--- Problem to solve ---
From the first line of the data down to and including the line with "const lcZeroU2 = [0.1, 0.8];", copy everything exactly, leaving out pictures.

--- Information supplied ---
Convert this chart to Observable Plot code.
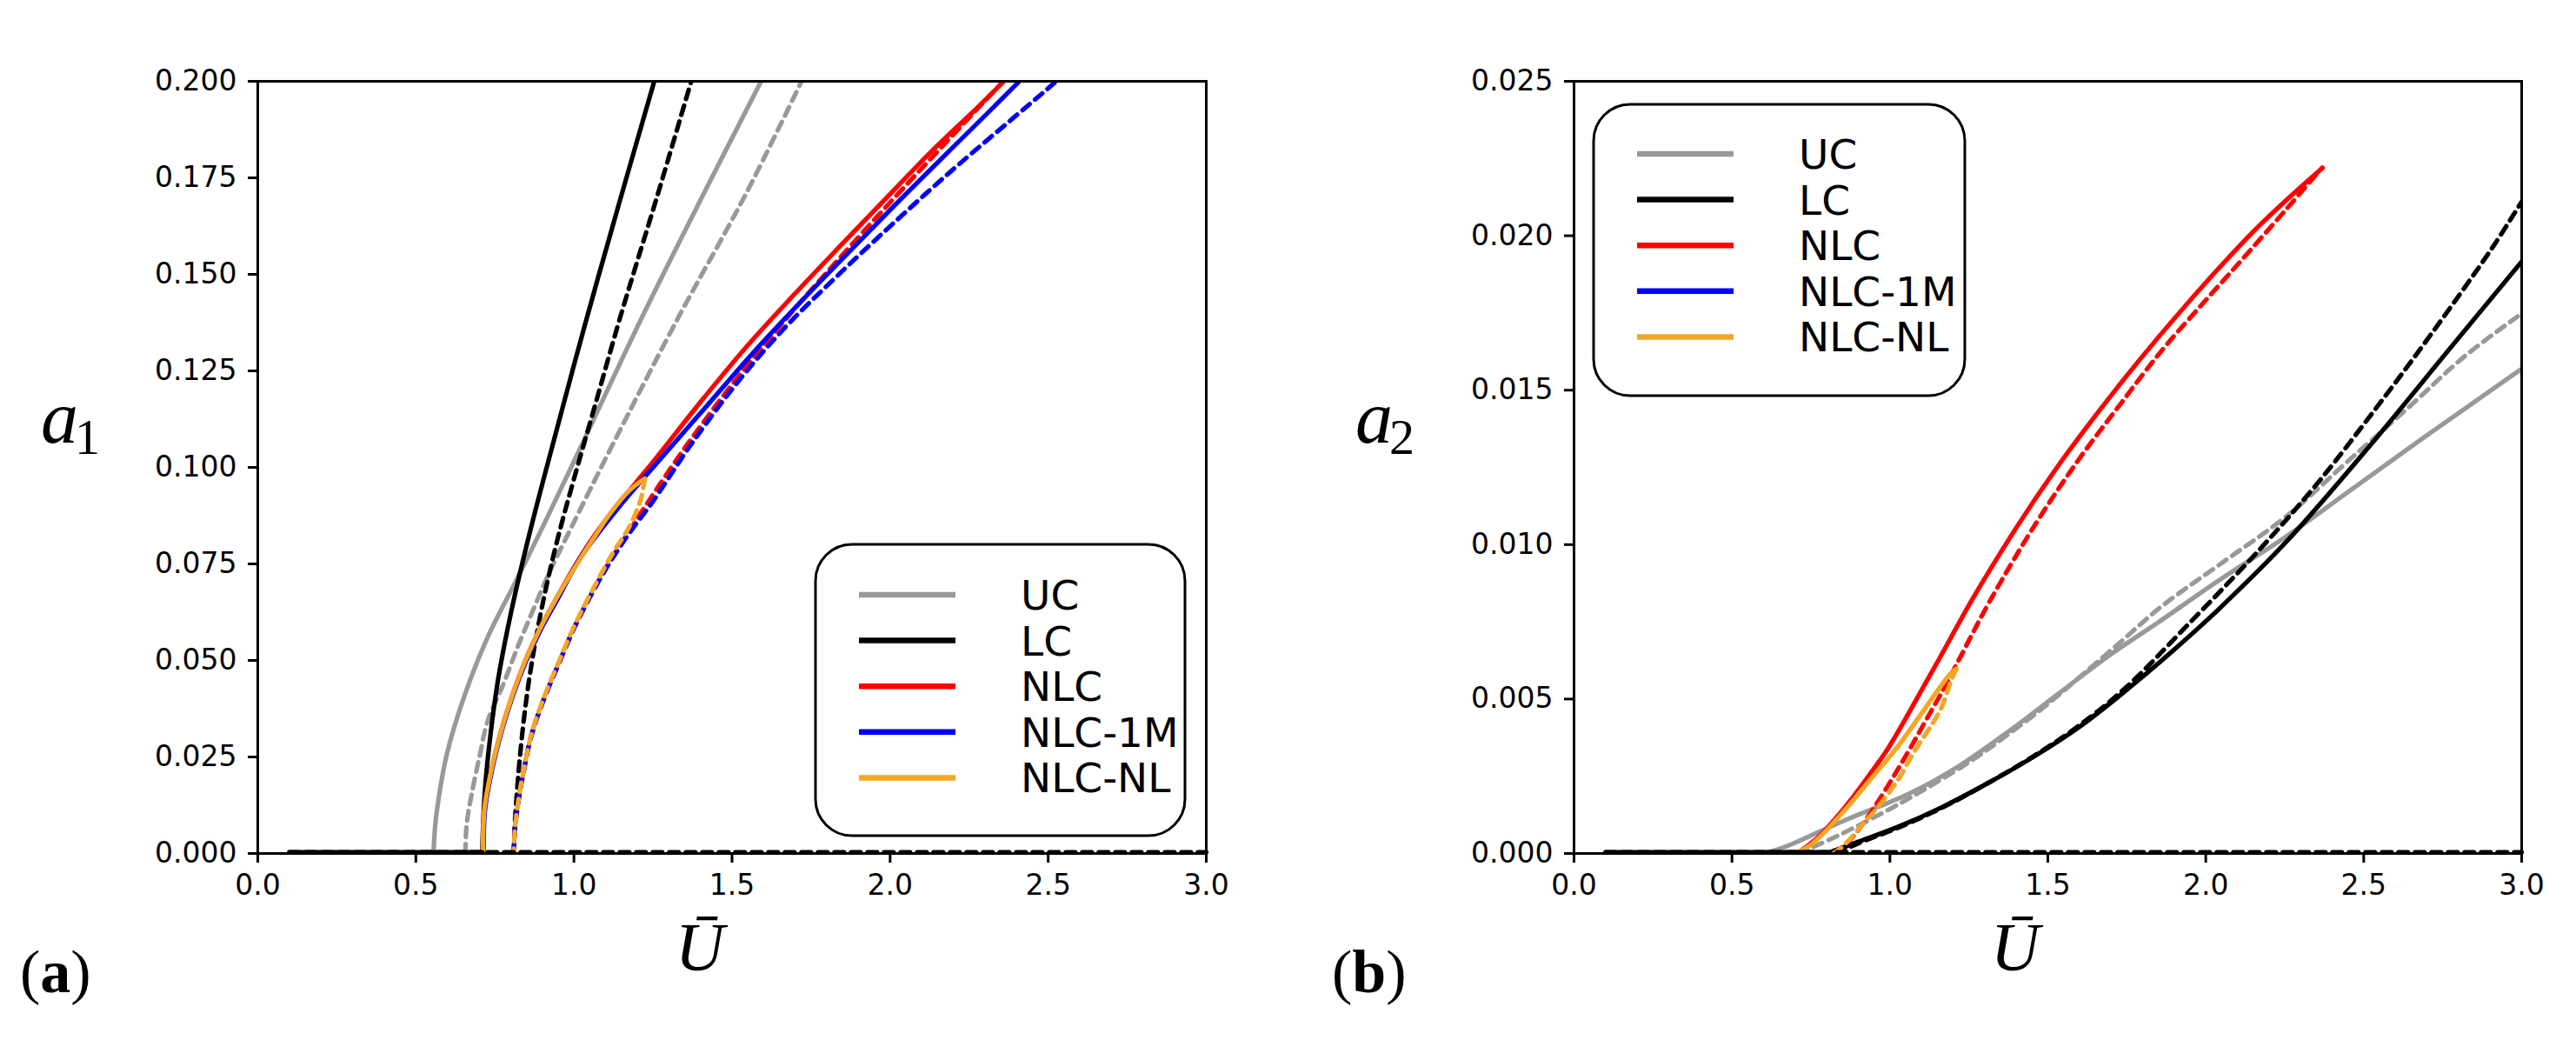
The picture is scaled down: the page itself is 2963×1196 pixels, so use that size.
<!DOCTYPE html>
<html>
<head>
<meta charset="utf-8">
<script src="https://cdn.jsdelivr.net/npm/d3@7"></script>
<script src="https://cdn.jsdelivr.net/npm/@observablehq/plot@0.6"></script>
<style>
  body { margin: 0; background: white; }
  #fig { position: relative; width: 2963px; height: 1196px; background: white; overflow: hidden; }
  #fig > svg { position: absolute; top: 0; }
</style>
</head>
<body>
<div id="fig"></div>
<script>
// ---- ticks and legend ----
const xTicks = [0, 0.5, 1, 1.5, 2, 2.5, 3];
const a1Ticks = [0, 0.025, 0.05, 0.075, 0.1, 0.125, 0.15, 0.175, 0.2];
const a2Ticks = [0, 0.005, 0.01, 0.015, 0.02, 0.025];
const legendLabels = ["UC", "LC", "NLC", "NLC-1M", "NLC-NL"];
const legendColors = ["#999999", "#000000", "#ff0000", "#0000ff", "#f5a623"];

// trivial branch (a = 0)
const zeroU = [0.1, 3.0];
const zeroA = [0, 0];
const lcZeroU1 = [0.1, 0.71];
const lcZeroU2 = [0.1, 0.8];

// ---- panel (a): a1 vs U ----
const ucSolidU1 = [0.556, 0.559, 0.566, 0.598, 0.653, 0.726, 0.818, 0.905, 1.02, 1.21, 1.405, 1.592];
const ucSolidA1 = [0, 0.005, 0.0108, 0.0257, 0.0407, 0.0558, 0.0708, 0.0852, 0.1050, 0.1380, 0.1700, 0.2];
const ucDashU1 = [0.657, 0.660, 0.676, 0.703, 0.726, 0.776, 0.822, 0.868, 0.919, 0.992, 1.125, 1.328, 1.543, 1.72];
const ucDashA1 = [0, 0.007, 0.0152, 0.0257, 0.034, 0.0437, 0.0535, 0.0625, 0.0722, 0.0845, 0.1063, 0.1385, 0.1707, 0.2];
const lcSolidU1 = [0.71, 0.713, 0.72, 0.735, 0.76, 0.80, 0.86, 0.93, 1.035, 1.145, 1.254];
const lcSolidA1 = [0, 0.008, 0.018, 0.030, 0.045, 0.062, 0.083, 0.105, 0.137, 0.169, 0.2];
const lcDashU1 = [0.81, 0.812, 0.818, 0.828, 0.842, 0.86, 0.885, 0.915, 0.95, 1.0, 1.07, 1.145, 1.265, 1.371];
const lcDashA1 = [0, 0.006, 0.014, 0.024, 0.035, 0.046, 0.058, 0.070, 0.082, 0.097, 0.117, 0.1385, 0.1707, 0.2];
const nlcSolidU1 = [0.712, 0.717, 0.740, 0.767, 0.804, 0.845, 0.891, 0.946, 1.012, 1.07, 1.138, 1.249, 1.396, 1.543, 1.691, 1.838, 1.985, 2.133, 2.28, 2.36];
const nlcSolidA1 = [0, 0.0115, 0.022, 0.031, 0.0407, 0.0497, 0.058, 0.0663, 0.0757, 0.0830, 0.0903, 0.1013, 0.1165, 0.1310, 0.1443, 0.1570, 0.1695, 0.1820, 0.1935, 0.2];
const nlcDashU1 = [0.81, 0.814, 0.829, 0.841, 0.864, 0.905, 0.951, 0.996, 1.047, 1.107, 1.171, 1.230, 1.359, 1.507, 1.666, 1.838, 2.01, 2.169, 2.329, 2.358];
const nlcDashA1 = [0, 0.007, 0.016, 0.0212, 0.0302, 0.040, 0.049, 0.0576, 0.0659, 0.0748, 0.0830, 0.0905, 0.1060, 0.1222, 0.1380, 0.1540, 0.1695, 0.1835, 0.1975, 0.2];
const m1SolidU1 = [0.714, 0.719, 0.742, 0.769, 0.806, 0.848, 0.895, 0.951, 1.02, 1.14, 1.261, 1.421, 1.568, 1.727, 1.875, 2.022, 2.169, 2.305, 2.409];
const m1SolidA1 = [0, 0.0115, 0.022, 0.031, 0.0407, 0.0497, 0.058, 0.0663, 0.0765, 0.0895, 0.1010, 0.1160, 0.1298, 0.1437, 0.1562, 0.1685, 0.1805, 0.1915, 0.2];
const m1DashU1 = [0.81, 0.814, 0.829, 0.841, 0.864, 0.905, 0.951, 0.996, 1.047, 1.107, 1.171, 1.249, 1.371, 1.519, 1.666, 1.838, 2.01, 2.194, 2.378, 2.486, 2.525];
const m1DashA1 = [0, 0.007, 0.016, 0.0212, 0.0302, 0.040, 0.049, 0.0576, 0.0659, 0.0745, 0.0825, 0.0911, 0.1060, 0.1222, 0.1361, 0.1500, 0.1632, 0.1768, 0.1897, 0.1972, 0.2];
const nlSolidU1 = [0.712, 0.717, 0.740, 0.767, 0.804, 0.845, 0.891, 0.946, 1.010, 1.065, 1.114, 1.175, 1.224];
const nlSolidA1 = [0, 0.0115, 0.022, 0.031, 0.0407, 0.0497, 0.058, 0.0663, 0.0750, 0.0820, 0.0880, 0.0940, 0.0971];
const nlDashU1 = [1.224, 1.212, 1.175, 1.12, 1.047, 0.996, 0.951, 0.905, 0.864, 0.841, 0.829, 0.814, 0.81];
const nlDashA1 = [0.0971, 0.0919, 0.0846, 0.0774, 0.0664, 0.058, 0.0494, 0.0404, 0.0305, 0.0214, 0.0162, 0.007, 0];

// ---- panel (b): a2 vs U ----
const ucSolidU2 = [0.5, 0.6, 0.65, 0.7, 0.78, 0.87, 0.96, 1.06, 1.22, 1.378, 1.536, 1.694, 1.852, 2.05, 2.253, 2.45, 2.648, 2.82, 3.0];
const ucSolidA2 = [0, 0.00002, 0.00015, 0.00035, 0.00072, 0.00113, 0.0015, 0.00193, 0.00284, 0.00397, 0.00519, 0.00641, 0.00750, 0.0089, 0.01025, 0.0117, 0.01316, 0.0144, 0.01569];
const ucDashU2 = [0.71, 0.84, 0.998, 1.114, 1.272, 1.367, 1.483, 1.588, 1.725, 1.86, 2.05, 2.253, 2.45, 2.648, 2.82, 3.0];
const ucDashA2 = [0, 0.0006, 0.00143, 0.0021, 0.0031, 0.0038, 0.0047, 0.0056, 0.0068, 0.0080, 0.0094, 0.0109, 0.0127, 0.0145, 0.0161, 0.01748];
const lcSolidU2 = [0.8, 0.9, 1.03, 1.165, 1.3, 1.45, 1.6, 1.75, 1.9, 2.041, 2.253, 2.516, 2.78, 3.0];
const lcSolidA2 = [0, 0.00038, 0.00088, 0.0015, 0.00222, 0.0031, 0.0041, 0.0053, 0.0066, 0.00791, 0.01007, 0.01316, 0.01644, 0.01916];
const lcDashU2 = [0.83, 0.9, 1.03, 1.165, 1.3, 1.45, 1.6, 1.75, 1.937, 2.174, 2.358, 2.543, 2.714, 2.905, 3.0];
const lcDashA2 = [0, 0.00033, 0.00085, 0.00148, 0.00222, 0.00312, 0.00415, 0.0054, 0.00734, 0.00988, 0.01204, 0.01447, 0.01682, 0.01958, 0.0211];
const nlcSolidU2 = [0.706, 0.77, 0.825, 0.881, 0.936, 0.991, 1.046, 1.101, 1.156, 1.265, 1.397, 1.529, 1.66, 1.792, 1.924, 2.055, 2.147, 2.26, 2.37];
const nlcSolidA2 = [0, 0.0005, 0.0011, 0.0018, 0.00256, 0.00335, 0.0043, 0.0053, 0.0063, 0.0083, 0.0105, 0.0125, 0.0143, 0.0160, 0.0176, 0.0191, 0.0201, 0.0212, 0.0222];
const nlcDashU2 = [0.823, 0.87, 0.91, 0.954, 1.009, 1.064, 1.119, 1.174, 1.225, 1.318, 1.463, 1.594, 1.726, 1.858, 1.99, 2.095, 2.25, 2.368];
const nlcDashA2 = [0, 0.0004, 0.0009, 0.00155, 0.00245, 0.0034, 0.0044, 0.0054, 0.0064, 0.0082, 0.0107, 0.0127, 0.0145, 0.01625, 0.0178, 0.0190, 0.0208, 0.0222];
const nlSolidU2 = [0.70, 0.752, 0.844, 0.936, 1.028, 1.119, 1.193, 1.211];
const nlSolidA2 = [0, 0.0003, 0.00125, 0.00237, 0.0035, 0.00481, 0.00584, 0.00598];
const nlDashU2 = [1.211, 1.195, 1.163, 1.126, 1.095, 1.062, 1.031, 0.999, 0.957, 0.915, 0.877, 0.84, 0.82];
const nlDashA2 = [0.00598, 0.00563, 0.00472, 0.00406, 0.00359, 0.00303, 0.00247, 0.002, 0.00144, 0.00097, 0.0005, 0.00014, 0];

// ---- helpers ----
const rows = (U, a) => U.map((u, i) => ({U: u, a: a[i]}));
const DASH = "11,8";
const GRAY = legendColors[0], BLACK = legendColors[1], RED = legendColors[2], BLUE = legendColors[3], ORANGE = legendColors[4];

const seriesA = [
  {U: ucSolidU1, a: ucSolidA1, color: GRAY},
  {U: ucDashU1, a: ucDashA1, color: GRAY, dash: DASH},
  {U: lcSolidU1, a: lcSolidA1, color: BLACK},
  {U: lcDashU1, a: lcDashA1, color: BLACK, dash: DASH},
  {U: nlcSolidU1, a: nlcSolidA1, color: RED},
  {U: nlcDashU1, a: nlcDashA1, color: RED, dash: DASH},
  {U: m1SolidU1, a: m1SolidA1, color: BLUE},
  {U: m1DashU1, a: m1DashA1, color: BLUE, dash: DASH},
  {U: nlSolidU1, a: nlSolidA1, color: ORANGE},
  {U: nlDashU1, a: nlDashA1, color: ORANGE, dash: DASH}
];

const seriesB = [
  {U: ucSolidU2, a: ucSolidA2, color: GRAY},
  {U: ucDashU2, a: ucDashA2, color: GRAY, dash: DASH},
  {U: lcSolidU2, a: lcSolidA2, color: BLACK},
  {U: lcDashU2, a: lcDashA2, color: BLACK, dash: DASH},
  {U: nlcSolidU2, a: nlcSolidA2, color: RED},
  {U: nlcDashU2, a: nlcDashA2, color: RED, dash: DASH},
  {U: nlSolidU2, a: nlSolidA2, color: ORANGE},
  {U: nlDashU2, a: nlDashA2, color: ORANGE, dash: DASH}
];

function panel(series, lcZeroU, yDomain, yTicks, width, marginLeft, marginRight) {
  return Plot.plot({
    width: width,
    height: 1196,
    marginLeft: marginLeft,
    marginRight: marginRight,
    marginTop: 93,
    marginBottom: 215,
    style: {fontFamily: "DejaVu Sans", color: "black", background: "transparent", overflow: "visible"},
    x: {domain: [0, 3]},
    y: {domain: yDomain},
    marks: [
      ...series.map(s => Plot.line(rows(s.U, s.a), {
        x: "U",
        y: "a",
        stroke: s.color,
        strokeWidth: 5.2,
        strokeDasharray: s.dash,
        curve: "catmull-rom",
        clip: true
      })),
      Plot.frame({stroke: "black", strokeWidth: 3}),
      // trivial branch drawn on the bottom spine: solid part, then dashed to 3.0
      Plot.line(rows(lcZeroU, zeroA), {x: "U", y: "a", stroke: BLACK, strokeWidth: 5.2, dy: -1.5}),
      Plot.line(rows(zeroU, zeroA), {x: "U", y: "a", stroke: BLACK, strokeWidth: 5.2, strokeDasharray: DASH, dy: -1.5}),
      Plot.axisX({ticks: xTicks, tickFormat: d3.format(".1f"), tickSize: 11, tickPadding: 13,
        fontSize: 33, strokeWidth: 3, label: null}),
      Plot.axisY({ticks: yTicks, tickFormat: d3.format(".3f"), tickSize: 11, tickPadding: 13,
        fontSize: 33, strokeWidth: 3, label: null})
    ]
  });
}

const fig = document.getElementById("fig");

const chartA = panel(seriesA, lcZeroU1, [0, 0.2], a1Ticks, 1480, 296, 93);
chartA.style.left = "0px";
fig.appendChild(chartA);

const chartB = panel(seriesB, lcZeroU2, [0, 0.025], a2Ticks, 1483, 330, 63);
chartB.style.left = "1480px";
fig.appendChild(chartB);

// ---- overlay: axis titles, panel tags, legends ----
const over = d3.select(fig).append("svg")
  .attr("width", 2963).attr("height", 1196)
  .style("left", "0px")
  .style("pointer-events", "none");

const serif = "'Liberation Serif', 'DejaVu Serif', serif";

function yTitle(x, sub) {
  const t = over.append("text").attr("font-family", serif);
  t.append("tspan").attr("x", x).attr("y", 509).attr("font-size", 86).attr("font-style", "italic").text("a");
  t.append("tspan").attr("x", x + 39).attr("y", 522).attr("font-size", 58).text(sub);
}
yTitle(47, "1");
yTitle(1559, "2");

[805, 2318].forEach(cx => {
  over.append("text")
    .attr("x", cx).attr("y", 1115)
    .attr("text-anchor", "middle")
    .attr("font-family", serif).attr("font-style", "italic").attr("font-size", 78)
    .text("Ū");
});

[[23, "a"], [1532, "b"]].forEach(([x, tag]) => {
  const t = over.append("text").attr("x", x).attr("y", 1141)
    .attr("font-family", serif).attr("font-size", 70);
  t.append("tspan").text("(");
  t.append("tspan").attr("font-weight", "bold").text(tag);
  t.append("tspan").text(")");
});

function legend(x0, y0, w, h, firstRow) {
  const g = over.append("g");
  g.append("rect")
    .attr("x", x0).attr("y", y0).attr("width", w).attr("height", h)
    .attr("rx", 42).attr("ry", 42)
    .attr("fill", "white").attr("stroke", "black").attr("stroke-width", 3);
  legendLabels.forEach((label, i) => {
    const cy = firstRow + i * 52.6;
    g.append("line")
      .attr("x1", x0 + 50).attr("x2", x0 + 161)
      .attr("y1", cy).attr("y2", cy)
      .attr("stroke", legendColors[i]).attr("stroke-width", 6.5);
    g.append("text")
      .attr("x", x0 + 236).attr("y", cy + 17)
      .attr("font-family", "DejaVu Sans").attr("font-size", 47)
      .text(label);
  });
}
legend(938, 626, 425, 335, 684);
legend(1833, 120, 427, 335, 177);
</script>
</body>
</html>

--- Solution for this exercise ---
Convert this chart to Observable Plot code.
The picture is scaled down: the page itself is 2963×1196 pixels, so use that size.
<!DOCTYPE html>
<html>
<head>
<meta charset="utf-8">
<script src="https://cdn.jsdelivr.net/npm/d3@7"></script>
<script src="https://cdn.jsdelivr.net/npm/@observablehq/plot@0.6"></script>
<style>
  body { margin: 0; background: white; }
  #fig { position: relative; width: 2963px; height: 1196px; background: white; overflow: hidden; }
  #fig > svg { position: absolute; top: 0; }
</style>
</head>
<body>
<div id="fig"></div>
<script>
// ---- ticks and legend ----
const xTicks = [0, 0.5, 1, 1.5, 2, 2.5, 3];
const a1Ticks = [0, 0.025, 0.05, 0.075, 0.1, 0.125, 0.15, 0.175, 0.2];
const a2Ticks = [0, 0.005, 0.01, 0.015, 0.02, 0.025];
const legendLabels = ["UC", "LC", "NLC", "NLC-1M", "NLC-NL"];
const legendColors = ["#999999", "#000000", "#ff0000", "#0000ff", "#f5a623"];

// trivial branch (a = 0)
const zeroU = [0.1, 3.0];
const zeroA = [0, 0];
const lcZeroU1 = [0.1, 0.71];
const lcZeroU2 = [0.1, 0.8];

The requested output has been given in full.